Short exercise: Omit pictures and quote the listing below line by line, from its start through the line that holds "fig = go.Figure()".
## Begin Stored data
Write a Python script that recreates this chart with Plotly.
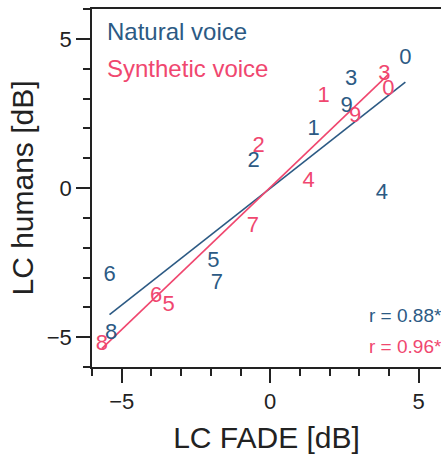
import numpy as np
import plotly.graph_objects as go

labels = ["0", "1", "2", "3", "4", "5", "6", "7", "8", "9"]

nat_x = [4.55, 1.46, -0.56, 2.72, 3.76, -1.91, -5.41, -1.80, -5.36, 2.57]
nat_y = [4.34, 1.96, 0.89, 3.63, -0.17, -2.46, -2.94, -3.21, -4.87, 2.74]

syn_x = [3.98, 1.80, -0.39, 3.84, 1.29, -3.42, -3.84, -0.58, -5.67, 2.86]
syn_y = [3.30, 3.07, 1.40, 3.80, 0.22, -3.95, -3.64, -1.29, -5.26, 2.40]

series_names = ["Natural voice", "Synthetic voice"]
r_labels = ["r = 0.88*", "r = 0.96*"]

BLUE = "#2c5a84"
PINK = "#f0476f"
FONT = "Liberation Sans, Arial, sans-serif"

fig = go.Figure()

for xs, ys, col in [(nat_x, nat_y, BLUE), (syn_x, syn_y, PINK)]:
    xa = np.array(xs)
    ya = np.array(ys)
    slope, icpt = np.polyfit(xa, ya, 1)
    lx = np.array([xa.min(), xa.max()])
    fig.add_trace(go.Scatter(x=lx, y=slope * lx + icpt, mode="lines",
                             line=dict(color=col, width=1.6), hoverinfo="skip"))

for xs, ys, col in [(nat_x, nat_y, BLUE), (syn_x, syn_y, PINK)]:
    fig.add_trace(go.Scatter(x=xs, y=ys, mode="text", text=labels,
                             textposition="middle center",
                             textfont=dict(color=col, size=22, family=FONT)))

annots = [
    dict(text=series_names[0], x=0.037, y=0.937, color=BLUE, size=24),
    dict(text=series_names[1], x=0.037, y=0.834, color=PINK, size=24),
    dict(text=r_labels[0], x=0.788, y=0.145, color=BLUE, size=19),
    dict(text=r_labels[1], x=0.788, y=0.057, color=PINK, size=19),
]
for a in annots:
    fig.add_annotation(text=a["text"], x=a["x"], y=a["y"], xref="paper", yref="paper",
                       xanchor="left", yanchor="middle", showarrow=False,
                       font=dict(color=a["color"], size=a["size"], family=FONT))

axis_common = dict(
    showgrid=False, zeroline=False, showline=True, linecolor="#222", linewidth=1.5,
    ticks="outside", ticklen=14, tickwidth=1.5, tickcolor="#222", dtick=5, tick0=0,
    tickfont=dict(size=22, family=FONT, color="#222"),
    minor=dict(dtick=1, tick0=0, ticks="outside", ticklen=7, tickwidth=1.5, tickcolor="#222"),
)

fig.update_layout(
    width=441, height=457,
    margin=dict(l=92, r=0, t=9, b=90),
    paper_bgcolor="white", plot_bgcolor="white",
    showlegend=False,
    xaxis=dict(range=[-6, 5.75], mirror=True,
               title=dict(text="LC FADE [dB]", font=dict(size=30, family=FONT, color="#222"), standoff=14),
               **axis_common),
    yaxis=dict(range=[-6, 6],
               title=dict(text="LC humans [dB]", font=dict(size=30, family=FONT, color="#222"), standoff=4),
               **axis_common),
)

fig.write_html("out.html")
## End Stored data
Worked solution:
Write a Python script that recreates this chart with Plotly.
import numpy as np
import plotly.graph_objects as go

labels = ["0", "1", "2", "3", "4", "5", "6", "7", "8", "9"]

nat_x = [4.55, 1.46, -0.56, 2.72, 3.76, -1.91, -5.41, -1.80, -5.36, 2.57]
nat_y = [4.34, 1.96, 0.89, 3.63, -0.17, -2.46, -2.94, -3.21, -4.87, 2.74]

syn_x = [3.98, 1.80, -0.39, 3.84, 1.29, -3.42, -3.84, -0.58, -5.67, 2.86]
syn_y = [3.30, 3.07, 1.40, 3.80, 0.22, -3.95, -3.64, -1.29, -5.26, 2.40]

series_names = ["Natural voice", "Synthetic voice"]
r_labels = ["r = 0.88*", "r = 0.96*"]

BLUE = "#2c5a84"
PINK = "#f0476f"
FONT = "Liberation Sans, Arial, sans-serif"

fig = go.Figure()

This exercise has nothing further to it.